ProServ
- Company type: Private
- Industry: Sports management
- Founded: 1970
- Founder: Donald Dell
- Defunct: 1997
- Fate: Acquired and merged
- Successor: Marquee Group then SFX Sports Group then Clear Channel Entertainment
- Headquarters: Washington D.C., United States
- Key people: Donald Dell (Former CEO)
- Products: Athlete management, event production
- Services: Marketing, Management
- Parent: SFX Sports Group

= ProServ =

American sports management firm

Professional Services., (ProServ) was an American sports management firms that was one of the first to do so. Initially focused on tennis, the company would grow to become among the world's largest sports marketing, athlete management, event production, and TV companies.

== History ==
Donald Dell became the first sports agent in tennis when he founded the Law Offices of Donald Dell in 1970. His first clients were Arthur Ashe and Stan Smith, his former teammates on the undefeated 1968 and 1969 U.S. Davis Cup teams. After adding partners, the name of the firm became Dell, Craighill, Fentress, and Benton. In 1976, the firm started ProServ to handle athlete recruiting and marketing.

At its peak, ProServ had 16 offices around the world with 300 employees and represented more than 200 professional athletes and coaches, including Michael Jordan, Patrick Ewing, James Worthy, Stan Smith, Arthur Ashe, Pete Sampras, Stefan Edberg, Nancy Kerrigan, Gabriela Sabatini and Jimmy Connors. The company also managed and promoted professional sporting events and created ProServ Television to handle sports television production and rights representation.
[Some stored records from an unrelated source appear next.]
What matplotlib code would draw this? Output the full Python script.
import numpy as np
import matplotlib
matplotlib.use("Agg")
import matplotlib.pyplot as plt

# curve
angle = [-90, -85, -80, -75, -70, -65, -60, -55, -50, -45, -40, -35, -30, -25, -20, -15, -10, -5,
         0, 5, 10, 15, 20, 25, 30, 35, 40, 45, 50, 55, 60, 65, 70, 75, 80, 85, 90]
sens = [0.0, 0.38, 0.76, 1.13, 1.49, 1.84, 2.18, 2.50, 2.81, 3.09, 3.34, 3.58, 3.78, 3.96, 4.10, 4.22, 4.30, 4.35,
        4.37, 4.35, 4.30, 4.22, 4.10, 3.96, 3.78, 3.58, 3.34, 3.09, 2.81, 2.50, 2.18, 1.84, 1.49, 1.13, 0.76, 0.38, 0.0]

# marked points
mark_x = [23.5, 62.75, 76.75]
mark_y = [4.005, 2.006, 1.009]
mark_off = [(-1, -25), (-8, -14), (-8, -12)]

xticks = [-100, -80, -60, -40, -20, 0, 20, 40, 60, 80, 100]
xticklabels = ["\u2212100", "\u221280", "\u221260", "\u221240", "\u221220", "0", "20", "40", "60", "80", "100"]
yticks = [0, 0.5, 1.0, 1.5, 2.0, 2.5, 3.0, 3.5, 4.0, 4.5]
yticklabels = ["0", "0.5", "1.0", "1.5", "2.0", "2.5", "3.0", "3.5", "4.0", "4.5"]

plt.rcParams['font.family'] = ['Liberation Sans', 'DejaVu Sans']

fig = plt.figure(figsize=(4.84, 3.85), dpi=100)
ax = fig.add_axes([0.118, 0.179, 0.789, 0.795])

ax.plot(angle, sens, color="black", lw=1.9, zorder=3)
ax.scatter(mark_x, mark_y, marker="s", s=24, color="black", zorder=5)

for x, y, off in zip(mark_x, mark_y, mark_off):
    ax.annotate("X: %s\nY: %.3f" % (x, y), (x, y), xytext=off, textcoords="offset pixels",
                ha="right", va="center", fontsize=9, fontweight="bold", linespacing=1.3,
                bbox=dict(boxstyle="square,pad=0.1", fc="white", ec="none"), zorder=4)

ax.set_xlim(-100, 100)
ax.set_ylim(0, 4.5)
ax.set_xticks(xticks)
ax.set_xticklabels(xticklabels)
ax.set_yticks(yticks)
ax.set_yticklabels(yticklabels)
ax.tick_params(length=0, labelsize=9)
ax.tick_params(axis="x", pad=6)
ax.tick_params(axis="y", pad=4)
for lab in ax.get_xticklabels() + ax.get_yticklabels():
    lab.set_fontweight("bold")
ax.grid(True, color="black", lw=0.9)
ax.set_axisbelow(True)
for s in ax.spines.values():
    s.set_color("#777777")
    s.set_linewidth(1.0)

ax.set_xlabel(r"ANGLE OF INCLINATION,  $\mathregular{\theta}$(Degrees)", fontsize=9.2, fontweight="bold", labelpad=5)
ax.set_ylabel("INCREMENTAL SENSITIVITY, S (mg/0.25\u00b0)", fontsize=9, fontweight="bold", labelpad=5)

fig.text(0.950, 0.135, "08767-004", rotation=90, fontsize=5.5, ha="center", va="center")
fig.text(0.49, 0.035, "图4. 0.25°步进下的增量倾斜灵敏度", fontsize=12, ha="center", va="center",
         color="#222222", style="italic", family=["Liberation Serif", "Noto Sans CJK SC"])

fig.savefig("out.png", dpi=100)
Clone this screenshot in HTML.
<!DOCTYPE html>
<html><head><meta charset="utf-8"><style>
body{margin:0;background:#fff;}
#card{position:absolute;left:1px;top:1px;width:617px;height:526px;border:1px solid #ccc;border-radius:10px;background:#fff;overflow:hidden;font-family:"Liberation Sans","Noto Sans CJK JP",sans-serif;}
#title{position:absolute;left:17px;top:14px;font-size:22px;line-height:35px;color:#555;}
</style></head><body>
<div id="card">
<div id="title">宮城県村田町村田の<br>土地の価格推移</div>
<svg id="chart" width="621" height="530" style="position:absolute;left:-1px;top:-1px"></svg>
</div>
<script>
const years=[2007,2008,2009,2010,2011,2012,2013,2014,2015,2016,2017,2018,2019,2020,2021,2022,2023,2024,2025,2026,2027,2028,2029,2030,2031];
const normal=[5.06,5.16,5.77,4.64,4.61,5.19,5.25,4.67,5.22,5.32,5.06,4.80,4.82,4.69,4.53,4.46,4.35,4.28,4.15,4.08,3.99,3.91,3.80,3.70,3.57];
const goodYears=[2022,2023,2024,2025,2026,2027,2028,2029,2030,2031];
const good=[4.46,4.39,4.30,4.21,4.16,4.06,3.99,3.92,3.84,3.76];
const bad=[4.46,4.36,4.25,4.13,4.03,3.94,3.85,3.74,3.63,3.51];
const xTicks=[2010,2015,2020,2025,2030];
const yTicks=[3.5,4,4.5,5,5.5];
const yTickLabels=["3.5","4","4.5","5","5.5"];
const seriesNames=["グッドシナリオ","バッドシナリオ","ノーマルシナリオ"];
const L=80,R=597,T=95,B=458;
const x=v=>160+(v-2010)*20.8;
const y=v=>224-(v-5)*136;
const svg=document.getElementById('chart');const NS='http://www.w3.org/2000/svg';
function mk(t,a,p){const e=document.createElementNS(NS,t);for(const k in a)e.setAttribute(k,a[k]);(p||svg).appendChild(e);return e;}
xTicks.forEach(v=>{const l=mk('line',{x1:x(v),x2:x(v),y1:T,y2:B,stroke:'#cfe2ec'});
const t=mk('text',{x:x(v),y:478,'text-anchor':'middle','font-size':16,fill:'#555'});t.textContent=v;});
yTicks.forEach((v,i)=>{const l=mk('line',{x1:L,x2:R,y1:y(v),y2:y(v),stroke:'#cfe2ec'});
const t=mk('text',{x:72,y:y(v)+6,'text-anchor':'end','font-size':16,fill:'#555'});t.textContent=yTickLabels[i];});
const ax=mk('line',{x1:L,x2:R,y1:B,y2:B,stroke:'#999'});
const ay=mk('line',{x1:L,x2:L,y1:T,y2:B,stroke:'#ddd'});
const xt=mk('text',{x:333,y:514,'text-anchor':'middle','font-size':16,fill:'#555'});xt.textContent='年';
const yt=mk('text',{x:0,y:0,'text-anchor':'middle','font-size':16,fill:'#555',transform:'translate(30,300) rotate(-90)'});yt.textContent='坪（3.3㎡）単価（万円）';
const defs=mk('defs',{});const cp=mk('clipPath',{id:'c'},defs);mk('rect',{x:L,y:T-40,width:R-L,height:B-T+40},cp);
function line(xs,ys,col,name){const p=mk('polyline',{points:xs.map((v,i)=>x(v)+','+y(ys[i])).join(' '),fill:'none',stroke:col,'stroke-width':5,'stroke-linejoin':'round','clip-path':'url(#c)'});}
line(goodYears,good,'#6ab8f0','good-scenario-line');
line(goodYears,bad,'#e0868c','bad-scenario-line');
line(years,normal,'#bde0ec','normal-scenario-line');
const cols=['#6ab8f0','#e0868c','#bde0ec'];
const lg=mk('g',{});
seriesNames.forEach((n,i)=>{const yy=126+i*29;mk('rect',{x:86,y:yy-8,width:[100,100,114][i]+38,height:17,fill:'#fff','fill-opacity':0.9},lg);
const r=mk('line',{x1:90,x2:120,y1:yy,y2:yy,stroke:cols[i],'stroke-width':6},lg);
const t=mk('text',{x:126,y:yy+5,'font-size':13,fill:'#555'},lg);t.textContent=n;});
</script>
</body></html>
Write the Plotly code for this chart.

ProServ Television created and produced thirty pre- and post- Olympic shows in 1984 as well as many sporting events. ProServ Television created the Emmy Award-winning documentary A Hard Road to Glory, with Arthur Ashe, about the history of black athletes in America. ProServ represented the USTA in the sale and distribution of the international television rights to the U.S. Open for many years, and represented the French Federation of Tennis for the American television rights for the French Open.

Through the 1990s, ProServ expanded into football, golf, baseball, figure skating, gymnastics, and also became heavily involved with beach volleyball and the original AVP Tour.

ProServ was one of the first agencies to negotiate the naming rights for stadiums such as FedEx Field, M&T Bank, and Philips Arena.

===Acquisition===
ProServ was acquired in 1997 by The Marquee Group, which in turn was acquired in 1999 by SFX Sports Group (itself now a subsidiary of Clear Channel Entertainment).